Dans la fosse, l'orchestre de l'Opéra a pour principal défaut de n'être pas un orchestre baroque. C'est dommage, surtout quand on a conservé dans l'oreille les somptueuses sonorités qu’avaient déployées Minkovski et Les Musiciens du Louvre dans les représentations de 2006 et, plus récemment le remarquable travail de Garcia Alarcon et de la Cappella Méditerranea dans le Cavalli d’ouverture de la saison. Le travail de Bertrand de Billy n'est pas ici totalement en cause mais, malgré son souci des équilibres, la précision et les nuances d'une direction très attentive, il ne peut créer ce qui manque cruellement, dans cette représentation, à la musique de Gluck : un orchestre sur instruments anciens.

Véronique Gens incarne une superbe Iphigénie, femme mature, toute de douleur et de tragédie. La diction est parfaite, les aigus à peine tirés et les graves résonnent délicatement, magnifiant la douleur. Emaillée d’une multitude d’effets, et notamment de piani particulièrement étudiés, utilisant une façon étonnante de refermer le son sur les voyelles terminales, la voix est vibrante, particulièrement réaliste et le style est tout de dépouillement. L’interprétation est magistrale, dépourvue de tout faux semblant. Et Vous n'avez plus de rois, je n'ai plus de famille est quasi hallucinatoire, comme une invocation à Marie-Antoinette.

L’Oreste d’Etienne Dupuis se déploie au fil de la soirée et nous offre, avec ses deux partenaires, de superbes deuxième et troisième actes. Très belle projection, voix nette et ample de baryton, nul doute qu’on tient là une belle révélation. Il nous libre un Oreste tout en tourments et qui reste vocalement et musicalement irréprochable sur toute la soirée.

Stanislas de Barbeyrac est un Pylade proprement bouleversant (de ce point de vue Oh mon ami, j'implore ta pitié est un modèle du genre). Le timbre est superbe, d’une clarté jeune et virile, et l’aisance, notamment de l’aigu est insolente, en particulier dans les quelques incursions dans le registre de haute contre pour lequel le rôle a été écrit. La diction est impeccable et le style parfaitement conforme à l’écriture de Gluck, qu’il articule avec un plaisir évident, variant à l’infini les nuances d’interprétation des phrases répétées en fin d’airs... Au-delà du chanteur, c’est l’interprète, l’acteur qui se révèle dans ce Pylade exceptionnel : des tressaillements, des frissons, des gestes d’affection soulignent et soutiennent chaque intention musicale avec un réalisme et une pertinence qui ne sont jamais pris en défaut.

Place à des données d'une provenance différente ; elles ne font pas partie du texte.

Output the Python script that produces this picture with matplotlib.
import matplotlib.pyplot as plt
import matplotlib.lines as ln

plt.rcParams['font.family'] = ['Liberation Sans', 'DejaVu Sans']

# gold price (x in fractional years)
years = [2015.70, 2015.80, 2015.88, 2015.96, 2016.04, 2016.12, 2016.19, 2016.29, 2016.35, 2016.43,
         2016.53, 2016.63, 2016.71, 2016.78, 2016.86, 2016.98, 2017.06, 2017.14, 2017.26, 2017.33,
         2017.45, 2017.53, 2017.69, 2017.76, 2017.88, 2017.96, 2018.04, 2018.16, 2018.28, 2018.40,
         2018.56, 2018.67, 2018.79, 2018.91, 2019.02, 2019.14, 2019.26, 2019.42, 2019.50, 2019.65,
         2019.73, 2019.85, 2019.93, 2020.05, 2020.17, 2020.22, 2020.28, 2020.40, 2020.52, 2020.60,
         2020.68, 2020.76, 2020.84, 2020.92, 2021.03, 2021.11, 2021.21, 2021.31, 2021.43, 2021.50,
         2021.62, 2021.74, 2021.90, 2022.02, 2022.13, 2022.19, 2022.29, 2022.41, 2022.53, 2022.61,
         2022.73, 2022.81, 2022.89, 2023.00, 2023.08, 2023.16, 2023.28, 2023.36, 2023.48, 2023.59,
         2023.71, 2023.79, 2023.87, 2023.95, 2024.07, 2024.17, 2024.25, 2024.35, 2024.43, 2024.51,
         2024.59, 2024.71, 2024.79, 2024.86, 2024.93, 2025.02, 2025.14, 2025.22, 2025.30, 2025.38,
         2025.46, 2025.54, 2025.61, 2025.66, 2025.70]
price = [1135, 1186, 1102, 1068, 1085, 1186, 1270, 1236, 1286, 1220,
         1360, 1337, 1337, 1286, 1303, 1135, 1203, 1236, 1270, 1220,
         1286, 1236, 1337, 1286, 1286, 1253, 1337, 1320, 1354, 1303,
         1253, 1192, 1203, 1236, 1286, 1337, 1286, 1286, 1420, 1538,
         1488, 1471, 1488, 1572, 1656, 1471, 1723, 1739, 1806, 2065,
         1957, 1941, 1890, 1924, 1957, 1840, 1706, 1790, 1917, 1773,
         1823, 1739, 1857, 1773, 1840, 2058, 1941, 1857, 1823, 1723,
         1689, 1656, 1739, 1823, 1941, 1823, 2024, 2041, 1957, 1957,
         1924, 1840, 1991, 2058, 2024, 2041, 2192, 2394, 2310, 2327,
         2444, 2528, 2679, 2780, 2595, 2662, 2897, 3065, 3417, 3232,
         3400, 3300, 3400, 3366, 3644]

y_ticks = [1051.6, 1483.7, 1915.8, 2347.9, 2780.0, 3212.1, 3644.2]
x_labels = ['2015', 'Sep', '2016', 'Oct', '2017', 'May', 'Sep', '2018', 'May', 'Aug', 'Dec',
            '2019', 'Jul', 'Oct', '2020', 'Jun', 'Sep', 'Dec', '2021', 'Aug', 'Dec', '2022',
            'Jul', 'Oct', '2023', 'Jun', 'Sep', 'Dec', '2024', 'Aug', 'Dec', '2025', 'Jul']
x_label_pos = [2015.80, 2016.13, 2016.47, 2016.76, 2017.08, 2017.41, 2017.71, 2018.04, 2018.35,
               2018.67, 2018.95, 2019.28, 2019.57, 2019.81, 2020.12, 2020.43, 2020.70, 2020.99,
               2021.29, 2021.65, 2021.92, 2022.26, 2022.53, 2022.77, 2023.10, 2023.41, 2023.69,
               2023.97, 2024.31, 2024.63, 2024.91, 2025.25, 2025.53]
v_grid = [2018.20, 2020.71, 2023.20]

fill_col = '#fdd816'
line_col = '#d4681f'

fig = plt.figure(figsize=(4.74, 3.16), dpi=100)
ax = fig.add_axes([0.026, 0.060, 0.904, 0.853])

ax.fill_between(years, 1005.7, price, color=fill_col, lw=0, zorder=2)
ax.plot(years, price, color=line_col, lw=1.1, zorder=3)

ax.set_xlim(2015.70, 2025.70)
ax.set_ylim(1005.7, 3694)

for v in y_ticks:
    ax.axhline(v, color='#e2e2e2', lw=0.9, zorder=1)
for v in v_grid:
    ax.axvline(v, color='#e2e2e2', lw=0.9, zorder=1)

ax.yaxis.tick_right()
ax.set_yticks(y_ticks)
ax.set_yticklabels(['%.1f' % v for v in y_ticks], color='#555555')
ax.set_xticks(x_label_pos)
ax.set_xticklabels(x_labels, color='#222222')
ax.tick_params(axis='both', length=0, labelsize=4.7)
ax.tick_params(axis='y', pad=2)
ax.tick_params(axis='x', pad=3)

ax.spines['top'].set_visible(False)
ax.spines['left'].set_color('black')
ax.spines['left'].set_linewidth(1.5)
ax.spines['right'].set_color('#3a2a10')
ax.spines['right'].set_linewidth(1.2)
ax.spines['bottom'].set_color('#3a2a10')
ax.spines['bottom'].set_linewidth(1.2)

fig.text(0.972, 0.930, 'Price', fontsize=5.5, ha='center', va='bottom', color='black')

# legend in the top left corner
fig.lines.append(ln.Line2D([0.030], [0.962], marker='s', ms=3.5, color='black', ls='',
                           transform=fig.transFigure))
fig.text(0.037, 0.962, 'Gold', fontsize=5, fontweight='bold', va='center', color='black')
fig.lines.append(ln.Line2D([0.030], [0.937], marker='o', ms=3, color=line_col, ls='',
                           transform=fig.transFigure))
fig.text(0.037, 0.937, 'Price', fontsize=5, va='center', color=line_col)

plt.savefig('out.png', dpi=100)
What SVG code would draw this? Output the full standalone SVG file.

Moins convaincant, le Thoas de Johannes Mayer est trop clair, sa diction souffre de la comparaison avec les trois autres interprètes francophones et à l’évidence l’écriture un peu trop haute du rôle ne lui convient pas. Il en sort une voix un peu tirée qui lui vaudra d’injustes sifflets au rideau. Des rôles secondaires, qui sont disposés dans la fosse avec les musiciens, on remarque surtout la Diane d’Adriana Gonzalez, diction impeccable et soignée, belle ligne de chant et une sorte de sens inné de la musique de Gluck qui réjouit l’oreille.

Beau succès donc que cette reprise qui renforce encore l’intérêt de la mise en scène de Warlikowski mais qui repose sur la performance du trio Gens-Barbeyrac-Dupuis dont les deuxième et troisième actes étaient ce soir un de ces moments de grâce qui nous font aimer l’opéra.